- _Goal_: Write out the material again word for word, dropping any images it holds.

[START Data block]

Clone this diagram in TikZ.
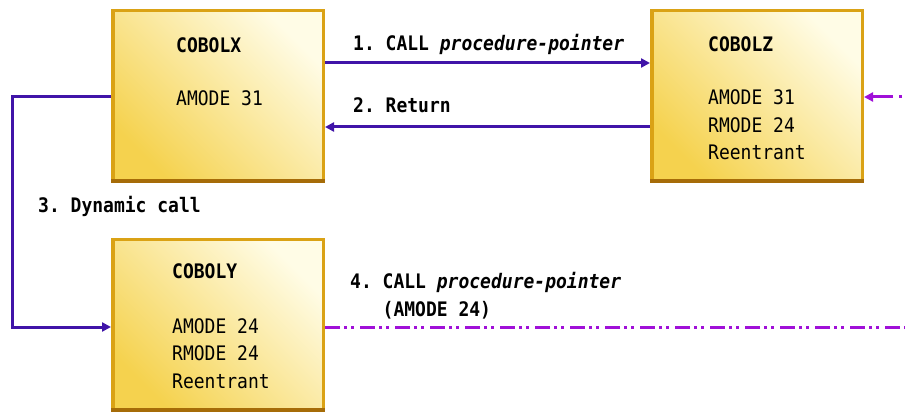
\documentclass[tikz,border=0pt]{standalone}
\usepackage{fontspec}
\newfontfamily\codefont[FakeStretch=0.9]{DejaVu Sans Mono}
\usetikzlibrary{arrows.meta,positioning,calc}
\newcommand\codesize{\codefont\fontsize{20}{27.5}\selectfont\frenchspacing}
\definecolor{boxgold}{HTML}{DAA215}
\definecolor{boxbrown}{HTML}{A66C08}
\definecolor{boxlight}{HTML}{FFFCE6}
\definecolor{boxdark}{HTML}{F5D24E}
\definecolor{callblue}{HTML}{4014A8}
\definecolor{ptrpurple}{HTML}{A010D8}

\begin{document}
\begin{tikzpicture}[
  x=1pt, y=-1pt,
  prog/.style={rectangle, draw=boxgold, line width=3.5pt,
               top color=boxlight, bottom color=boxdark, shading angle=-45,
               minimum width=210.5pt, minimum height=170.5pt},
  progbase/.style={draw=boxbrown, line width=4pt},
  progname/.style={font=\codesize\bfseries, anchor=base west, inner sep=0pt},
  progattr/.style={font=\codesize, anchor=base west, align=left, inner sep=0pt},
  msg/.style={font=\codesize\bfseries, anchor=base west, align=left, inner sep=0pt},
  arr/.style={draw=callblue, line width=3pt, -{Triangle[length=9pt,width=9pt]}},
  ptr/.style={draw=ptrpurple, line width=3pt,
              dash pattern=on 15pt off 4pt on 3pt off 4pt on 3pt off 6pt}
]
\useasboundingbox (0,0) rectangle (905,414);
% Programs
\node[prog] (cobolx) at (218,96) {};
\node[prog, right=325pt of cobolx] (cobolz) {};
\node[prog, below=55pt of cobolx] (coboly) {};
\foreach \p in {cobolx,cobolz,coboly}
  \draw[progbase] ([yshift=2pt]\p.south west) -- ([yshift=2pt]\p.south east);
\node[progname] (xname) at ($(cobolx.north west)+(65,44)$) {COBOLX};
\node[progattr] (xattr) at ($(cobolx.north west)+(65,97)$) {AMODE 31};
% multi-line: base is the last line
\node[progname] (zname) at ($(cobolz.north west)+(58,43)$) {COBOLZ};
\node[progattr] (zattr) at ($(cobolz.north west)+(58,151)$)
  {AMODE 31\\RMODE 24\\Reentrant};
\node[progname] (yname) at ($(coboly.north west)+(61,40)$) {COBOLY};
\node[progattr] (yattr) at ($(coboly.north west)+(61,150)$)
  {AMODE 24\\RMODE 24\\Reentrant};
% Calls
\draw[arr] ([yshift=33pt]cobolx.east) -- ([yshift=33pt]cobolz.west);
\draw[arr] ([yshift=-31pt]cobolz.west) -- ([yshift=-31pt]cobolx.east);
\draw[arr] ([yshift=-1pt]cobolx.west) -- ++(-99,0) |- ([yshift=-2pt]coboly.west);
\coordinate (ptrout) at (905,327);
\draw[ptr] (coboly.east |- ptrout) -- (ptrout);
\coordinate (ptrin) at (905,97);
\draw[ptr, dash pattern=on 0pt off 3pt on 3pt off 6pt on 60pt,
      -{Triangle[length=9pt,width=9pt]}] (ptrin) -- (cobolz.east |- ptrin);
% Labels
\node[msg] (call1) at (353,51) {1. CALL \textit{procedure-pointer}};
\node[msg] (ret2) at (353,113) {2. Return};
\node[msg] (dyn3) at (38,213) {3. Dynamic call};
\node[msg] (call4) at (350,316)
  {4. CALL \textit{procedure-pointer}\\\hphantom{4. }(AMODE 24)};
\end{tikzpicture}
\end{document}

[END Data block]

- _Answer to this problem_:
Clone this diagram in TikZ.
\documentclass[tikz,border=0pt]{standalone}
\usepackage{fontspec}
\newfontfamily\codefont[FakeStretch=0.9]{DejaVu Sans Mono}
\usetikzlibrary{arrows.meta,positioning,calc}
\newcommand\codesize{\codefont\fontsize{20}{27.5}\selectfont\frenchspacing}
\definecolor{boxgold}{HTML}{DAA215}
\definecolor{boxbrown}{HTML}{A66C08}
\definecolor{boxlight}{HTML}{FFFCE6}
\definecolor{boxdark}{HTML}{F5D24E}
\definecolor{callblue}{HTML}{4014A8}
\definecolor{ptrpurple}{HTML}{A010D8}

\begin{document}
\begin{tikzpicture}[
  x=1pt, y=-1pt,
  prog/.style={rectangle, draw=boxgold, line width=3.5pt,
               top color=boxlight, bottom color=boxdark, shading angle=-45,
               minimum width=210.5pt, minimum height=170.5pt},
  progbase/.style={draw=boxbrown, line width=4pt},
  progname/.style={font=\codesize\bfseries, anchor=base west, inner sep=0pt},
  progattr/.style={font=\codesize, anchor=base west, align=left, inner sep=0pt},
  msg/.style={font=\codesize\bfseries, anchor=base west, align=left, inner sep=0pt},
  arr/.style={draw=callblue, line width=3pt, -{Triangle[length=9pt,width=9pt]}},
  ptr/.style={draw=ptrpurple, line width=3pt,
              dash pattern=on 15pt off 4pt on 3pt off 4pt on 3pt off 6pt}
]
\useasboundingbox (0,0) rectangle (905,414);
% Programs
\node[prog] (cobolx) at (218,96) {};
\node[prog, right=325pt of cobolx] (cobolz) {};
\node[prog, below=55pt of cobolx] (coboly) {};
\foreach \p in {cobolx,cobolz,coboly}
  \draw[progbase] ([yshift=2pt]\p.south west) -- ([yshift=2pt]\p.south east);
\node[progname] (xname) at ($(cobolx.north west)+(65,44)$) {COBOLX};
\node[progattr] (xattr) at ($(cobolx.north west)+(65,97)$) {AMODE 31};
% multi-line: base is the last line
\node[progname] (zname) at ($(cobolz.north west)+(58,43)$) {COBOLZ};
\node[progattr] (zattr) at ($(cobolz.north west)+(58,151)$)
  {AMODE 31\\RMODE 24\\Reentrant};
\node[progname] (yname) at ($(coboly.north west)+(61,40)$) {COBOLY};
\node[progattr] (yattr) at ($(coboly.north west)+(61,150)$)
  {AMODE 24\\RMODE 24\\Reentrant};
% Calls
\draw[arr] ([yshift=33pt]cobolx.east) -- ([yshift=33pt]cobolz.west);
\draw[arr] ([yshift=-31pt]cobolz.west) -- ([yshift=-31pt]cobolx.east);
\draw[arr] ([yshift=-1pt]cobolx.west) -- ++(-99,0) |- ([yshift=-2pt]coboly.west);
\coordinate (ptrout) at (905,327);
\draw[ptr] (coboly.east |- ptrout) -- (ptrout);
\coordinate (ptrin) at (905,97);
\draw[ptr, dash pattern=on 0pt off 3pt on 3pt off 6pt on 60pt,
      -{Triangle[length=9pt,width=9pt]}] (ptrin) -- (cobolz.east |- ptrin);
% Labels
\node[msg] (call1) at (353,51) {1. CALL \textit{procedure-pointer}};
\node[msg] (ret2) at (353,113) {2. Return};
\node[msg] (dyn3) at (38,213) {3. Dynamic call};
\node[msg] (call4) at (350,316)
  {4. CALL \textit{procedure-pointer}\\\hphantom{4. }(AMODE 24)};
\end{tikzpicture}
\end{document}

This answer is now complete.